DATA SECTION
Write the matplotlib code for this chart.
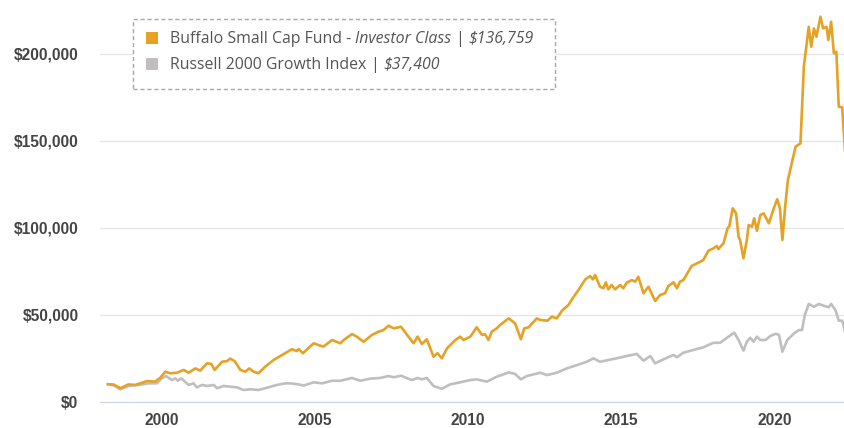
import matplotlib
matplotlib.use("Agg")
import matplotlib.pyplot as plt
from matplotlib.patches import Rectangle
from matplotlib.ticker import FuncFormatter

# growth of $10,000 (values in dollars)
fund_years = [1998.26, 1998.45, 1998.66, 1998.93, 1999.15, 1999.53, 1999.80, 1999.97, 2000.13, 2000.29,
              2000.51, 2000.73, 2000.89, 2001.11, 2001.27, 2001.49, 2001.63, 2001.74, 2001.98, 2002.14,
              2002.25, 2002.39, 2002.58, 2002.74, 2002.87, 2003.01, 2003.17, 2003.39, 2003.66, 2003.88,
              2004.04, 2004.26, 2004.42, 2004.48, 2004.62, 2004.97, 2005.13, 2005.29, 2005.57, 2005.84,
              2005.95, 2006.22, 2006.38, 2006.60, 2006.87, 2007.09, 2007.25, 2007.41, 2007.58, 2007.82,
              2008.06, 2008.23, 2008.36, 2008.50, 2008.66, 2008.88, 2009.01, 2009.15, 2009.32, 2009.59,
              2009.75, 2009.86, 2010.08, 2010.29, 2010.46, 2010.56, 2010.67, 2010.78, 2010.94, 2011.05,
              2011.33, 2011.54, 2011.73, 2011.84, 2011.98, 2012.25, 2012.36, 2012.60, 2012.74, 2012.90,
              2013.07, 2013.28, 2013.45, 2013.61, 2013.83, 2013.99, 2014.08, 2014.15, 2014.31, 2014.42,
              2014.50, 2014.58, 2014.69, 2014.80, 2014.97, 2015.07, 2015.18, 2015.35, 2015.46, 2015.56,
              2015.73, 2015.89, 2016.11, 2016.27, 2016.43, 2016.54, 2016.71, 2016.82, 2016.92, 2017.03,
              2017.30, 2017.52, 2017.68, 2017.85, 2018.01, 2018.12, 2018.17, 2018.34, 2018.47, 2018.53,
              2018.64, 2018.75, 2018.83, 2018.88, 2018.99, 2019.10, 2019.16, 2019.27, 2019.34, 2019.43,
              2019.54, 2019.65, 2019.82, 2019.98, 2020.09, 2020.18, 2020.26, 2020.36, 2020.44, 2020.69,
              2020.85, 2020.96, 2021.12, 2021.20, 2021.29, 2021.37, 2021.50, 2021.59, 2021.70, 2021.76,
              2021.85, 2021.94, 2022.02, 2022.10, 2022.21, 2022.28, 2022.33]
fund_values = [10200, 10000, 7900, 10100, 9800, 12000, 11700, 14000, 17400, 16500,
               16800, 18400, 16800, 19300, 18000, 22200, 21800, 18400, 23100, 23500,
               24900, 23500, 18400, 17400, 19300, 17400, 16500, 20300, 24100, 26400,
               28000, 30300, 29300, 30400, 28000, 33700, 32700, 31800, 35600, 33700,
               35600, 39000, 37500, 34600, 38500, 40400, 41300, 43800, 42300, 43200,
               37500, 33700, 37500, 33300, 36000, 26000, 28000, 25100, 30800, 35600,
               37500, 35600, 37500, 42900, 38500, 38900, 35600, 40400, 42300, 44200,
               48000, 45200, 36000, 42300, 42900, 48000, 47100, 46700, 49000, 48000,
               52400, 55700, 60400, 64300, 70400, 72300, 70400, 72900, 66200, 65300,
               68700, 64700, 67200, 64700, 67200, 65300, 68500, 70000, 69100, 71900,
               62400, 66200, 58000, 61400, 62400, 66600, 68700, 65300, 69100, 70000,
               78100, 80000, 81500, 86900, 88200, 89600, 87800, 91100, 99700, 101000,
               111200, 108300, 94900, 93000, 82500, 93000, 101600, 100600, 105500, 98300,
               107300, 108300, 102600, 111200, 116400, 111200, 93000, 114000, 127400, 146600,
               148500, 192500, 215400, 204000, 214500, 209700, 221200, 214500, 215400, 207800,
               218300, 200200, 201100, 169500, 169200, 150400, 136759]

index_years = [1998.26, 1998.45, 1998.66, 1998.93, 1999.26, 1999.59, 1999.86, 2000.02, 2000.15, 2000.35,
               2000.46, 2000.54, 2000.65, 2000.89, 2001.05, 2001.16, 2001.33, 2001.49, 2001.71, 2001.82,
               2002.03, 2002.25, 2002.47, 2002.68, 2002.90, 2003.17, 2003.45, 2003.77, 2004.04, 2004.21,
               2004.48, 2004.64, 2004.97, 2005.24, 2005.57, 2005.84, 2006.22, 2006.49, 2006.81, 2007.14,
               2007.41, 2007.58, 2007.82, 2008.17, 2008.36, 2008.50, 2008.66, 2008.88, 2009.15, 2009.42,
               2009.75, 2010.08, 2010.29, 2010.62, 2010.94, 2011.33, 2011.54, 2011.73, 2011.92, 2012.36,
               2012.58, 2012.90, 2013.23, 2013.56, 2013.88, 2014.10, 2014.31, 2014.58, 2014.86, 2015.18,
               2015.51, 2015.73, 2015.95, 2016.11, 2016.38, 2016.71, 2016.82, 2017.03, 2017.36, 2017.68,
               2018.01, 2018.23, 2018.50, 2018.69, 2018.83, 2018.99, 2019.10, 2019.21, 2019.32, 2019.43,
               2019.54, 2019.71, 2019.87, 2020.04, 2020.15, 2020.26, 2020.42, 2020.64, 2020.80, 2020.90,
               2020.99, 2021.12, 2021.29, 2021.45, 2021.60, 2021.77, 2021.85, 2021.99, 2022.10, 2022.21,
               2022.28, 2022.33]
index_values = [10200, 9600, 7300, 9200, 9800, 10700, 10700, 13600, 14900, 12600,
                13600, 12200, 13600, 9800, 10700, 8400, 9800, 9200, 9800, 7900,
                9200, 8800, 8400, 6900, 7300, 6900, 8200, 9800, 10700, 10700,
                10100, 9400, 11300, 10700, 12200, 12200, 13800, 12200, 13400, 13800,
                14900, 14200, 15100, 12600, 13800, 13000, 13800, 9200, 7600, 10100,
                11300, 12600, 13000, 11700, 14500, 17000, 16100, 13000, 14900, 16800,
                15500, 16800, 19300, 21200, 23100, 25100, 23100, 24100, 25100, 26400,
                27600, 23700, 26400, 22200, 24500, 27000, 25700, 28300, 29900, 31400,
                34000, 34000, 37500, 39800, 35600, 29500, 34600, 36900, 34600, 37500,
                35600, 35600, 37900, 39200, 38500, 28900, 35600, 39400, 41300, 41300,
                49900, 56300, 54700, 56300, 55300, 54400, 56300, 52800, 46700, 46700,
                42300, 37400]

y_ticks = [0, 50000, 100000, 150000, 200000]
x_ticks = [2000, 2005, 2010, 2015, 2020]

ORANGE = "#e6a225"
GRAY = "#bfbfbf"
W, H = 844, 428

fig = plt.figure(figsize=(W / 100, H / 100), dpi=100)
ax = fig.add_axes([100 / W, 26 / H, 744 / W, 402 / H])

ax.plot(index_years, index_values, color=GRAY, lw=1.9, solid_joinstyle="round")
ax.plot(fund_years, fund_values, color=ORANGE, lw=1.9, solid_joinstyle="round")

ax.set_xlim(1998.0, 2022.27)
ax.set_ylim(0, 230800)
ax.set_yticks(y_ticks)
ax.set_xticks(x_ticks)
ax.yaxis.set_major_formatter(FuncFormatter(lambda v, p: "${:,.0f}".format(v)))
ax.grid(axis="y", color="#e6e6e6", lw=1)
ax.set_axisbelow(True)
for s in ["top", "right", "left"]:
    ax.spines[s].set_visible(False)
ax.spines["bottom"].set_color("#ccd6eb")
ax.tick_params(length=0)
ax.tick_params(axis="y", pad=15.5)
ax.tick_params(axis="x", pad=8)
for lbl in ax.get_xticklabels() + ax.get_yticklabels():
    lbl.set_fontfamily("Liberation Sans")
    lbl.set_fontweight("bold")
    lbl.set_fontsize(11.2)
    lbl.set_color("#444444")

# legend box drawn by hand (mixed italic text)
fig.patches.append(Rectangle((133 / W, 1 - 89 / H), 422 / W, 70 / H, transform=fig.transFigure,
                             facecolor="white", edgecolor="#a8a8a8", lw=1, ls=(0, (3, 2)), zorder=5))
fig.patches.append(Rectangle((146 / W, 1 - 43.5 / H), 11.5 / W, 11.5 / H, transform=fig.transFigure,
                             facecolor=ORANGE, edgecolor="none", zorder=6))
fig.patches.append(Rectangle((146 / W, 1 - 70 / H), 11.5 / W, 11.5 / H, transform=fig.transFigure,
                             facecolor="#c0bfbd", edgecolor="none", zorder=6))

renderer = fig.canvas.get_renderer()
leg_font = dict(family="Open Sans", fontsize=11.45, color="#555555", va="baseline", zorder=7)


def text_width(s, style="normal"):
    t = fig.text(0, 0, s, fontstyle=style, **leg_font)
    w = t.get_window_extent(renderer).width
    t.remove()
    return w


space = text_width("x x") - text_width("xx")

rows = [
    (43.0, [("Buffalo Small Cap Fund -", "normal"), ("Investor Class", "italic"), ("|", "normal"), ("$136,759", "italic")]),
    (69.0, [("Russell 2000 Growth Index", "normal"), ("|", "normal"), ("$37,400", "italic")]),
]
for y, pieces in rows:
    x = 170
    for s, style in pieces:
        t = fig.text(x / W, 1 - y / H, s, fontstyle=style, **leg_font)
        x += t.get_window_extent(renderer).width + space

fig.savefig("out.png", dpi=100)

GOAL
Return only the lines from the start of the data through the line that contains "from matplotlib.ticker import FuncFormatter", please, copying them exactly and omitting all pictures.

RESULT FOR THIS EXERCISE
Write the matplotlib code for this chart.
import matplotlib
matplotlib.use("Agg")
import matplotlib.pyplot as plt
from matplotlib.patches import Rectangle
from matplotlib.ticker import FuncFormatter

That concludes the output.